Once you allocate at least one GPU card in your job, you then need to make Apptainer recognize the GPU resources you wish to use. To accomplish this, you can supply the --nv flag to an apptainer shell ... or apptainer exec ... command. Using a generic gpu_accelerated_tensorflow.sif image as an example:

apptainer exec --nv gpu_accelerated_tensorflow.sif python tensorflow.py

Bind Mounting Directories#

By default, most containers only mount your $HOME folder, current working directory, and a handful of other common folders. If a host directory isn't in this list and isn't explicitly provided during runtime, you may get a "File not found" error. For example, if you are running a container from $LOCAL_SCRATCH and want to write a result file to a /projects location, you will need to provide the mount path with the -B </path/on/host>:</path/in/container> option:

apptainer -B /projects:/projects --nv exec IMAGE.sif COMMAND > /projects/my-project/result.txt

Providing CUDA to Host Environment#

In the Tensorflow example above, the container included all of the necessary software to run on a GPU, including CUDA. However, depending on the specific software container you are trying to run, its image may or may not include a working version of CUDA. If you encounter CUDA- or GPU-driver errors, try loading version 12.3 of the CUDA module before running the container:

module load cuda/12.3

Change Apptainer cache location to $LOCAL_SCRATCH#

By default, Apptainer will cache image layers to your $HOME folder when you pull or build .sif images, which is not ideal as users have a limited storage quota in /home. As you continue to use Apptainer, this cache folder can become quite large and can easily fill your $HOME. Fortunately, the location of this cache folder can be controlled through the APPTAINER_CACHEDIR environmental variable. To avoid overfilling your $HOME with unnecessary cached data, it is recommended to add an APPTAINER_CACHEDIR location to your ~/.bashrc file. You can accomplish this with the following command, which will direct these layers to save to a given system's scratch space:

echo "export APPTAINER_CACHEDIR=$LOCAL_SCRATCH/.apptainer" >> ~/.bashrc

Note that you will either need to log out and back into the system, or run source ~/.bashrc for the above change to take effect.

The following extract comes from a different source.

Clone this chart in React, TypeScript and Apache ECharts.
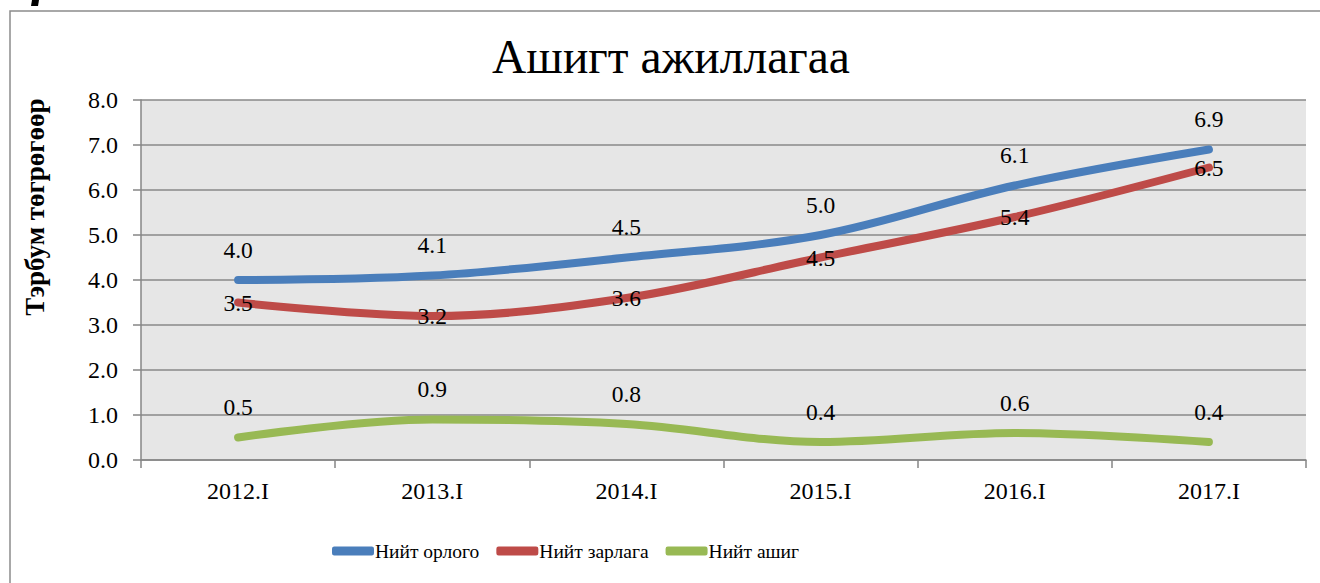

Save .def files to home folder and images to $LOCAL_SCRATCH or /projects#

An Apptainer definition file (.def) is a relatively small text file that contains much (if not all) of the build context for a given image. Since your $HOME folders on NREL's HPC systems are regularly backed up, it is strongly recommended to save this file to your home directory in case it accidentally gets deleted or otherwise lost. Since .sif images themselves are 1. typically large and 2. can be rebuilt from the .def files, we recommend saving them to a folder outside of your $HOME, for similar reasons described in the previous section. If you intend to work with an image briefly or intermittantly, it may make sense to save the .sif to your $LOCAL_SCRATCH folder, from which files can be purged if they haven't been accessed for 28 days. If you plan to use an image frequently over time or share it with other users in your allocation, saving it in a /projects/ location you have access to may be better.